Aim of the task — Repeat verbatim only the lines from the one with "What TikZ code" through the one with "width=149pt, minimum height=103pt]", both ends kept. Pictures stay out.

◆ ◆ ◆ ◆ ◆ ◆ ◆

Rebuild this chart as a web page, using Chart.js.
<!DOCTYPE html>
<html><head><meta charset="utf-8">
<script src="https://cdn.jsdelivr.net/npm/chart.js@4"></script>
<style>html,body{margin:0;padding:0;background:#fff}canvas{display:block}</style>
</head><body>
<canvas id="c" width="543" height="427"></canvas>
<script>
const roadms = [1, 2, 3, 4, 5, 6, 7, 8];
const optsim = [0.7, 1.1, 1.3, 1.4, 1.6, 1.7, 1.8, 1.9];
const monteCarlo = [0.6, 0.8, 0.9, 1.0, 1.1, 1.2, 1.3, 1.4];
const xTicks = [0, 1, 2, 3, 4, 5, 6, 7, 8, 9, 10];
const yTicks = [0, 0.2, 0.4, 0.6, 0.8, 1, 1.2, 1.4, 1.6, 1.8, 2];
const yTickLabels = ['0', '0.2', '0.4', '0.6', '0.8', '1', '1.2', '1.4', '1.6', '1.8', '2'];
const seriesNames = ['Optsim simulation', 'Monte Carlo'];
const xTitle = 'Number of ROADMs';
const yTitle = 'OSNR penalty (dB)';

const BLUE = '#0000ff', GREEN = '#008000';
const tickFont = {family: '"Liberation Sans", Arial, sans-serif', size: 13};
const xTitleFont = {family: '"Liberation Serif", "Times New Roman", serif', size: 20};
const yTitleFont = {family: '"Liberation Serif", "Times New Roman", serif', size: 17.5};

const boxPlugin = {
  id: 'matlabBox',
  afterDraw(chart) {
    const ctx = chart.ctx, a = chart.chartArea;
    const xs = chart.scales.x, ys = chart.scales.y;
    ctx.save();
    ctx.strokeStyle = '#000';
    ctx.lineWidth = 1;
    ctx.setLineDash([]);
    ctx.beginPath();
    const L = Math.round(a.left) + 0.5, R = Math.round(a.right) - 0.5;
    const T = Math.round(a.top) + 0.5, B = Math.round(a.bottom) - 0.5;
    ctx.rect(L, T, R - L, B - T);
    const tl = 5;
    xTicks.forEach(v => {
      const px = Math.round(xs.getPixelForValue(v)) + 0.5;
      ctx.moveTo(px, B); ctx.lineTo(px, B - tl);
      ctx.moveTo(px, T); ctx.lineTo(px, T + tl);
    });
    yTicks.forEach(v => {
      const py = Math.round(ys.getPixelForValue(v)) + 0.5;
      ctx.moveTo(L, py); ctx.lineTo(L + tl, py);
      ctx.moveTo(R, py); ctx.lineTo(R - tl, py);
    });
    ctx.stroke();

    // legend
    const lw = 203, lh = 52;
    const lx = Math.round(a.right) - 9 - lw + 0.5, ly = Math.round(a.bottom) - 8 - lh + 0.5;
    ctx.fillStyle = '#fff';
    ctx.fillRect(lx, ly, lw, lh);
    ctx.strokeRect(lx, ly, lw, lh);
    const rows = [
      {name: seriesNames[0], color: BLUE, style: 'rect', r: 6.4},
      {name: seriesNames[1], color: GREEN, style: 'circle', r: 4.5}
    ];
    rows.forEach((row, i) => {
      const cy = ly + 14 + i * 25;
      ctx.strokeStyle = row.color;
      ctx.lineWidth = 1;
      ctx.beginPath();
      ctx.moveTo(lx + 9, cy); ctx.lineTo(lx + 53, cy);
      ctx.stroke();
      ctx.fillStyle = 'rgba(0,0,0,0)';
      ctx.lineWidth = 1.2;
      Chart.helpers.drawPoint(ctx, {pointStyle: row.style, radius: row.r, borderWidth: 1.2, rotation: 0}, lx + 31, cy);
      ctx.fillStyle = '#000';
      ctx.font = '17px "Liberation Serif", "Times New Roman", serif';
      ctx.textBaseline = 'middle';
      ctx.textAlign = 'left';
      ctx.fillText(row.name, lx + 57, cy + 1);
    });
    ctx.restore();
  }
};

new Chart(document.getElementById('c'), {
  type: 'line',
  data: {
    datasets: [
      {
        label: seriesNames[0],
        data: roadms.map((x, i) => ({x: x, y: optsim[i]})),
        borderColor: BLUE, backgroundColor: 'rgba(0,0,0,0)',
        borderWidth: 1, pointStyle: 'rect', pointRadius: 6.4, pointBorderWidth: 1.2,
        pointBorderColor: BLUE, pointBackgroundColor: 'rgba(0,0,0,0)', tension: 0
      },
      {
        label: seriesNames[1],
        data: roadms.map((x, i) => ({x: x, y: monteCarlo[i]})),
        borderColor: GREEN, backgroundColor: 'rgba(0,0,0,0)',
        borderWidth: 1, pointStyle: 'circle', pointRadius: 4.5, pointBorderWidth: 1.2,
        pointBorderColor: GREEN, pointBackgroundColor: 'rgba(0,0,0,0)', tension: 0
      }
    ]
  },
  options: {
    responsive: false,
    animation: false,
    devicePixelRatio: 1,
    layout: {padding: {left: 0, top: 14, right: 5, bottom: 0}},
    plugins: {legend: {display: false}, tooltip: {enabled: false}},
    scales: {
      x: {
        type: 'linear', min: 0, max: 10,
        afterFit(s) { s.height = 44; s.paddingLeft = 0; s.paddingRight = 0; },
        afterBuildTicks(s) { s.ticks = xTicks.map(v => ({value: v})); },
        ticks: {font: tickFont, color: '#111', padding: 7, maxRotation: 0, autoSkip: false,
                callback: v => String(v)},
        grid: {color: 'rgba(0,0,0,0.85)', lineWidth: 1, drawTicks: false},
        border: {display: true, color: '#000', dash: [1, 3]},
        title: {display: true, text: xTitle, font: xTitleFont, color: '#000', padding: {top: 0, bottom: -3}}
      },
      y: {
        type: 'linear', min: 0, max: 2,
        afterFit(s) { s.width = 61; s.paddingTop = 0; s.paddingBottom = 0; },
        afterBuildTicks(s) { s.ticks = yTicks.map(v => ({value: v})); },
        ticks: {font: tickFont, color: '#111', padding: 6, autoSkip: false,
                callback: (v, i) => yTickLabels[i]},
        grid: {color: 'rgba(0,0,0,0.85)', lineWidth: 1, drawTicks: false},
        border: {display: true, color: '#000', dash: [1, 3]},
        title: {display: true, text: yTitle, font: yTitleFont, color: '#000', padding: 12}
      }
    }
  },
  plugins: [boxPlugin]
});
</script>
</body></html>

◆ ◆ ◆ ◆ ◆ ◆ ◆

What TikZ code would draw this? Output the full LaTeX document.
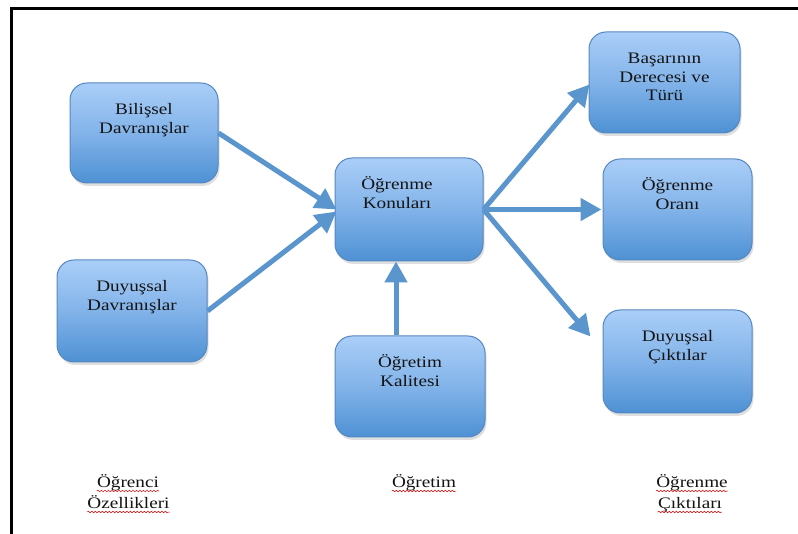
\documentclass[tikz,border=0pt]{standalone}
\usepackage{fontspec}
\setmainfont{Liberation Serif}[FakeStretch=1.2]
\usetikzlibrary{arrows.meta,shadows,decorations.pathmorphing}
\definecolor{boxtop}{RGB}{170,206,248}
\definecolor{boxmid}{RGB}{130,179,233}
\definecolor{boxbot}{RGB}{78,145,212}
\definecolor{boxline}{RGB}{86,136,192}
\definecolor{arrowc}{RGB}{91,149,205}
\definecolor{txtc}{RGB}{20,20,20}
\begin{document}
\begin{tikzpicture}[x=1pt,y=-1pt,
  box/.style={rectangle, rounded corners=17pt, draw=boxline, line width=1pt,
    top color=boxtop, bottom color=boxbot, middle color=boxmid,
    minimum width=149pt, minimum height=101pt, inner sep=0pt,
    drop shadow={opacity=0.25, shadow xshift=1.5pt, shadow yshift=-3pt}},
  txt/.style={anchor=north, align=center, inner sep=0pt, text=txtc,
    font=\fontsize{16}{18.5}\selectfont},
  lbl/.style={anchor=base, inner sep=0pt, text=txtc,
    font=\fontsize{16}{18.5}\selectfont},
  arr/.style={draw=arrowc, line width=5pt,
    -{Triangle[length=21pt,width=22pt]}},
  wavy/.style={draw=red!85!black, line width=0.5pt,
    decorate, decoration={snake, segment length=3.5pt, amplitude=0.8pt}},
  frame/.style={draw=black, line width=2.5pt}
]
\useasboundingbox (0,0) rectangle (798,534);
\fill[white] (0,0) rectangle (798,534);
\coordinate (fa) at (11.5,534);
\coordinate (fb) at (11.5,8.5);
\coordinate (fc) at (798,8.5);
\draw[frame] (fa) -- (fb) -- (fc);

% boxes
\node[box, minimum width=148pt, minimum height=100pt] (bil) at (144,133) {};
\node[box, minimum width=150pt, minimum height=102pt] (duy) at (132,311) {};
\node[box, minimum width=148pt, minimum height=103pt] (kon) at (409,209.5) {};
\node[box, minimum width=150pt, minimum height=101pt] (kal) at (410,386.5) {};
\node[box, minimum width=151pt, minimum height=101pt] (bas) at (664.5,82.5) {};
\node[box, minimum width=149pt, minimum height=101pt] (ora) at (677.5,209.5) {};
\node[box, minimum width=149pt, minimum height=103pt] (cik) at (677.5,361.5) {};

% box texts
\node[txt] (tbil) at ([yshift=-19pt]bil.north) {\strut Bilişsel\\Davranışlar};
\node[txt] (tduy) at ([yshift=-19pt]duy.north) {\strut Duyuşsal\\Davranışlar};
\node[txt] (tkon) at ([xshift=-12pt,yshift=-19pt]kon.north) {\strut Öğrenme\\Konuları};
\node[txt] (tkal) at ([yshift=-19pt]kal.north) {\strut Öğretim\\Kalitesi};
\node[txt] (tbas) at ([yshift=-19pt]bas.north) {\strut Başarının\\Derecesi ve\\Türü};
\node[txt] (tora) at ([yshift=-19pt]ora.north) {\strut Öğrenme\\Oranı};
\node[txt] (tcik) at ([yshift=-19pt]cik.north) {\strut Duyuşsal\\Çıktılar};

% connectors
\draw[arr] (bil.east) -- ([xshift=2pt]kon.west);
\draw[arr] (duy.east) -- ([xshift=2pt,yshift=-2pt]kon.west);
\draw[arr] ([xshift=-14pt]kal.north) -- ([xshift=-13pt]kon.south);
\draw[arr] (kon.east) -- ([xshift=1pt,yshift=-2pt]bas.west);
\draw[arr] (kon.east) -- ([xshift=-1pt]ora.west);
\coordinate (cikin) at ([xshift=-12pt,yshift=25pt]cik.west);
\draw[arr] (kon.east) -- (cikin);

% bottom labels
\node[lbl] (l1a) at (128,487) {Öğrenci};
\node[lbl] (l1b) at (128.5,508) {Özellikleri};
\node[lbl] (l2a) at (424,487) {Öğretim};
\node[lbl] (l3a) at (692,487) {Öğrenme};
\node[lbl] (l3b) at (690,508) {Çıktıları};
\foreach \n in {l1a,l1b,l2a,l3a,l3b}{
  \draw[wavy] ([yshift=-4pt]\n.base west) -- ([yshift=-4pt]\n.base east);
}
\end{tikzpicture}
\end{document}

◆ ◆ ◆ ◆ ◆ ◆ ◆

In response —
What TikZ code would draw this? Output the full LaTeX document.
\documentclass[tikz,border=0pt]{standalone}
\usepackage{fontspec}
\setmainfont{Liberation Serif}[FakeStretch=1.2]
\usetikzlibrary{arrows.meta,shadows,decorations.pathmorphing}
\definecolor{boxtop}{RGB}{170,206,248}
\definecolor{boxmid}{RGB}{130,179,233}
\definecolor{boxbot}{RGB}{78,145,212}
\definecolor{boxline}{RGB}{86,136,192}
\definecolor{arrowc}{RGB}{91,149,205}
\definecolor{txtc}{RGB}{20,20,20}
\begin{document}
\begin{tikzpicture}[x=1pt,y=-1pt,
  box/.style={rectangle, rounded corners=17pt, draw=boxline, line width=1pt,
    top color=boxtop, bottom color=boxbot, middle color=boxmid,
    minimum width=149pt, minimum height=101pt, inner sep=0pt,
    drop shadow={opacity=0.25, shadow xshift=1.5pt, shadow yshift=-3pt}},
  txt/.style={anchor=north, align=center, inner sep=0pt, text=txtc,
    font=\fontsize{16}{18.5}\selectfont},
  lbl/.style={anchor=base, inner sep=0pt, text=txtc,
    font=\fontsize{16}{18.5}\selectfont},
  arr/.style={draw=arrowc, line width=5pt,
    -{Triangle[length=21pt,width=22pt]}},
  wavy/.style={draw=red!85!black, line width=0.5pt,
    decorate, decoration={snake, segment length=3.5pt, amplitude=0.8pt}},
  frame/.style={draw=black, line width=2.5pt}
]
\useasboundingbox (0,0) rectangle (798,534);
\fill[white] (0,0) rectangle (798,534);
\coordinate (fa) at (11.5,534);
\coordinate (fb) at (11.5,8.5);
\coordinate (fc) at (798,8.5);
\draw[frame] (fa) -- (fb) -- (fc);

% boxes
\node[box, minimum width=148pt, minimum height=100pt] (bil) at (144,133) {};
\node[box, minimum width=150pt, minimum height=102pt] (duy) at (132,311) {};
\node[box, minimum width=148pt, minimum height=103pt] (kon) at (409,209.5) {};
\node[box, minimum width=150pt, minimum height=101pt] (kal) at (410,386.5) {};
\node[box, minimum width=151pt, minimum height=101pt] (bas) at (664.5,82.5) {};
\node[box, minimum width=149pt, minimum height=101pt] (ora) at (677.5,209.5) {};
\node[box, minimum width=149pt, minimum height=103pt] (cik) at (677.5,361.5) {};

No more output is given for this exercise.